Changing <q> and </q> tags to " pairs in specific places
Question
I am using a toolchain to convert markdown to HMTL5 using Pandoc for insertion into WordPress's visual editor as HTML content.
When it comes to inserting images, WordPress puts what is called a shortcode
of the form
[caption id="attachment_100" align="aligncenter" width="300" caption="This is an image caption"]
into the HTML text. This is not really markdown but is so interpreted by Pandoc which translates each " ... "
pair into a <q> ... </q>
pair for HTML output. This does not work correctly in WordPress.
I need to prevent the conversion of the " ... "
but only those which occur within the well-defined [caption ... ]
square brackets which are exclusively put in by WordPress and cannot be confused with other content that I put in.

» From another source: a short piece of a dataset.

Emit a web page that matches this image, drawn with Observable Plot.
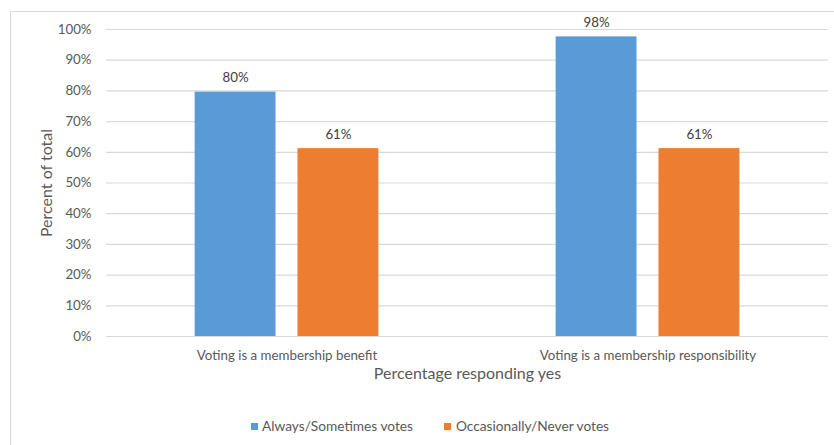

I do not know enough about the Pandoc API or Haskell to write an inline paseser/filter to exempt this text fragment from Pandoc processing. The advice I have received on the pandoc mailing list has gone above my head so far, given my lack of acquaintance with Pandoc and Haskell.
I thought of writing a Perl filter but have been strongly dissuaded from using regexps for very good reason.
I am asking here to find out if there is a robust way to make the reverse substitution from <q> ... </q>
tags to " ... "
only for the text within the [caption ... ]
block after it has been run through pandoc, as a post-processing step.
Can someone please suggest how I might go about this?
Many thanks.
Solution
Did you want something like this?
import Data.List
import System.IO
main = do
inh <- openFile "input.txt" ReadMode
outh <- openFile "output.txt" WriteMode
str <- hGetContents inh
hPutStrLn outh (outsideCaption str)
hClose inh
hClose outh
outsideCaption::String->String
outsideCaption [] = []
outsideCaption str@(x:xs)
| isPrefixOf "[caption" str = insideCaption str
| otherwise = x:outsideCaption xs
insideCaption::String->String
insideCaption [] = []
insideCaption (']':xs) = ']':outsideCaption xs
insideCaption str@(x:xs)
| (isPrefixOf "<q>" str) = '\"':insideCaption (drop 3 str)
| (isPrefixOf "</q>" str) = '\"':insideCaption (drop 4 str)
| otherwise = x :insideCaption xs
This piece of code reads a file named "input.txt", does the substitution you described and prints the result to "output.txt".
replacing the current main with:
main = interact outsideCaption
makes it read from stdin to stdout, example:
[rothesay]Ygfijj: echo "testing <q> [caption<q></q>]" | ./test
testing <q> [caption""]